The Historian’s Digital Experience

Working in GitHub, in the command line, on building a website, with all the gradual successes and numerous failures, has really made me reflect on the trials that a present day digital historian may face. Prior to all of this, having only vague knowledge on both this course and the field itself, digital history was what I perceived to be a movement towards digitizing history and its associated physical documents, thus removing it from its exclusive, archival-centric past and opening access for all to study and reinterpret the past. After reading the suggested material for this week, I found I was correct in guessing the intention of digital history but not the end result. Of course, nothing works out perfectly, and what began as an open source movement was hampered by established systems within publishing, law, and academia. For example, journals and articles are now mostly digital publications, yet still either behind a paywall or restricted to those who are members of an academic institution. Those who can’t afford either option are prevented from accessing this valuable information they could use to further educate themselves.

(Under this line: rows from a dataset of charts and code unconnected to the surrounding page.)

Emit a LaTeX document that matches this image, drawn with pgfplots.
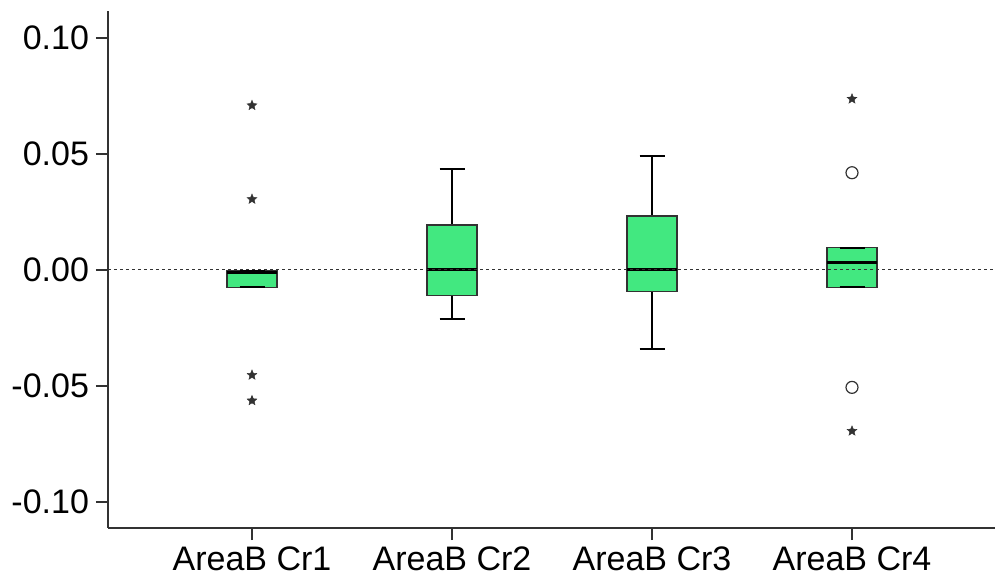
\documentclass[border=0pt]{standalone}
\usepackage{pgfplots}
\pgfplotsset{compat=1.18}
\usepackage{fontspec}
\setmainfont{Liberation Sans}
\definecolor{boxgreen}{RGB}{66,232,128}
\definecolor{axgray}{RGB}{50,50,50}
\pgfdeclareplotmark{fstar}{%
  \pgfpathmoveto{\pgfpointpolar{90}{\pgfplotmarksize}}%
  \pgfpathlineto{\pgfpointpolar{126}{0.45\pgfplotmarksize}}%
  \pgfpathlineto{\pgfpointpolar{162}{\pgfplotmarksize}}%
  \pgfpathlineto{\pgfpointpolar{198}{0.45\pgfplotmarksize}}%
  \pgfpathlineto{\pgfpointpolar{234}{\pgfplotmarksize}}%
  \pgfpathlineto{\pgfpointpolar{270}{0.45\pgfplotmarksize}}%
  \pgfpathlineto{\pgfpointpolar{306}{\pgfplotmarksize}}%
  \pgfpathlineto{\pgfpointpolar{342}{0.45\pgfplotmarksize}}%
  \pgfpathlineto{\pgfpointpolar{18}{\pgfplotmarksize}}%
  \pgfpathlineto{\pgfpointpolar{54}{0.45\pgfplotmarksize}}%
  \pgfpathclose\pgfusepathqfillstroke}
\pgfplotsset{
  whisk/.style={black, line width=1pt, forget plot},
  boxst/.style={draw=axgray, fill=boxgreen, line width=0.7pt, forget plot},
  medst/.style={black, line width=1.5pt, forget plot},
}
\begin{document}
\begin{tikzpicture}
\path[use as bounding box] (-54pt,-24.5pt) rectangle (446pt,264pt);
\begin{axis}[
  at={(0,0)}, anchor=south west,
  scale only axis, width=443.5pt, height=258.5pt,
  xmin=0.28, xmax=4.715, ymin=-0.1112, ymax=0.1116,
  axis lines=left, axis line style={-, axgray, line width=0.8pt},
  tick align=outside, major tick length=6pt,
  tick style={axgray, line width=0.7pt},
  xtick={1,2,3,4}, xticklabels={AreaB Cr1,AreaB Cr2,AreaB Cr3,AreaB Cr4},
  ytick={-0.1,-0.05,0,0.05,0.1}, yticklabels={-0.10,-0.05,0.00,0.05,0.10},
  ticklabel style={font=\fontsize{17}{20}\selectfont, black},
  clip=false,
]
% ---- AreaB Cr1: lw=-0.0075 q1=-0.0075 med=-0.0012 q3=-0.0003 uw=-0.0003
\addplot[boxst] coordinates {(0.875,-0.0075) (1.125,-0.0075) (1.125,-0.0003) (0.875,-0.0003)} -- cycle;
\addplot[whisk] coordinates {(0.9375,-0.0075) (1.0625,-0.0075)};
\addplot[whisk] coordinates {(0.9375,-0.0003) (1.0625,-0.0003)};
\addplot[medst] coordinates {(0.875,-0.0012) (1.125,-0.0012)};
% ---- AreaB Cr2: lw=-0.0211 q1=-0.0109 med=0.0 q3=0.0193 uw=0.0437
\addplot[whisk] coordinates {(2,-0.0211) (2,-0.0109)};
\addplot[whisk] coordinates {(2,0.0193) (2,0.0437)};
\addplot[whisk] coordinates {(1.9375,-0.0211) (2.0625,-0.0211)};
\addplot[whisk] coordinates {(1.9375,0.0437) (2.0625,0.0437)};
\addplot[boxst] coordinates {(1.875,-0.0109) (2.125,-0.0109) (2.125,0.0193) (1.875,0.0193)} -- cycle;
\addplot[medst] coordinates {(1.875,0.0) (2.125,0.0)};
% ---- AreaB Cr3: lw=-0.0342 q1=-0.0093 med=0.0004 q3=0.0233 uw=0.0491
\addplot[whisk] coordinates {(3,-0.0342) (3,-0.0093)};
\addplot[whisk] coordinates {(3,0.0233) (3,0.0491)};
\addplot[whisk] coordinates {(2.9375,-0.0342) (3.0625,-0.0342)};
\addplot[whisk] coordinates {(2.9375,0.0491) (3.0625,0.0491)};
\addplot[boxst] coordinates {(2.875,-0.0093) (3.125,-0.0093) (3.125,0.0233) (2.875,0.0233)} -- cycle;
\addplot[medst] coordinates {(2.875,0.0004) (3.125,0.0004)};
% ---- AreaB Cr4: lw=-0.0075 q1=-0.0075 med=0.0033 q3=0.0096 uw=0.0096
\addplot[boxst] coordinates {(3.875,-0.0075) (4.125,-0.0075) (4.125,0.0096) (3.875,0.0096)} -- cycle;
\addplot[whisk] coordinates {(3.9375,-0.0075) (4.0625,-0.0075)};
\addplot[whisk] coordinates {(3.9375,0.0096) (4.0625,0.0096)};
\addplot[medst] coordinates {(3.875,0.0033) (4.125,0.0033)};
% zero reference line
\addplot[axgray, line width=0.5pt, dash pattern=on 1.5pt off 1.5pt] coordinates {(0.28,0) (4.715,0)};
% extreme outliers (stars)
\addplot[only marks, mark=fstar, mark size=2.6pt, mark options={fill=axgray, draw=axgray, line width=0.2pt}] coordinates {
  (1,0.0709) (1,0.0305) (1,-0.0453) (1,-0.0563)
  (4,0.0737) (4,-0.0694)};
% outliers (circles)
\addplot[only marks, mark=o, mark size=3pt, mark options={draw=axgray, line width=0.6pt, fill=white}] coordinates {
  (4,0.0419) (4,-0.0506)};
\end{axis}
\end{tikzpicture}
\end{document}
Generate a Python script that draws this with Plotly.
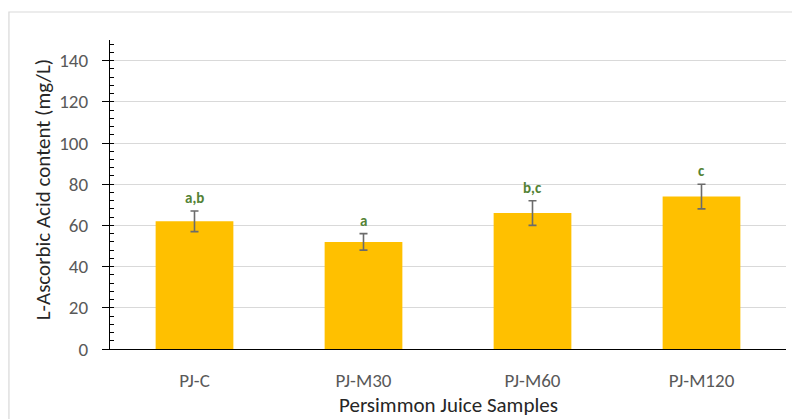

Yet as discussed in the article published by AHR Open Review, what is digitized and made accessible is a powerful tool for voices traditionally silenced by the archive, generating numerous online, curated archives bringing the histories of the marginalized into view. But in spite of this, I feel there’s another layer of inaccessibility to digital history, and that is the fact that it is digital. Tech literacy is prevalent in the present, but at a basic level— many know how to navigate a computer, search the web, and use GUI based applications, but few a familiar with the command line or simple programming. Anecdotally, based on my experiences interacting with my history professors and many peers who also study history in university, when the topic of computers or technology comes up, friends will balk at the concept of learning even basic programming, ask me if I’m hacking when I navigate files via the command line (and if I try to explain insist that there’s no point because they’ll never understand what I’m doing), and many of my lectures have begun with a professor stating that technology is something of evil, jokingly berating their computer as it behaves in a way that is unexpected. While light-hearted on the surface, there seems to be this mentality that persists in the field of history in which those who study it are not or cannot be knowledgable in something as modern as the digital. Historians go to the archives or read books for knowledge; they deal in the physical, not with something as unreliable or intangible as technology. Digital history cannot be fully realized in all of its potential until this mindset is gone, as this mindset undermines digital resources and pushes those with the potential to create them away from the web as a platform for their research. A major block in generating open access history is the academia, with a default categorization of the historian as technologically illiterate that is continously perpetuated in this environment. This limits the field of history fundamentally, as digitization is slowed and the study of history is dated in our modern, tech-based world. Once the field of history can move past this “I can’t” frame of mind, the digital history can fully be embraced, taught, and revolutionize how the field is studied and publically presented.

This element of digital history excites me, because it’s a field that creates historians who do interact with the digital in a meaningful way— but I want all history to have an accessible, digital form, to the point where digital history is essentially just, history. No historian is truly incapable of understanding technology, and all can harness it to their advantage in some way. No one just “understands” technology, just like no one immediately understand historical theory; we all start learning somewhere, and in terms of a basic skill like learning to create a simple static site like this one that could enrich and disseminate the research a person has dedicated their life to to a wider audience, google (not google scholar) or an open access course like this one is a great place to start.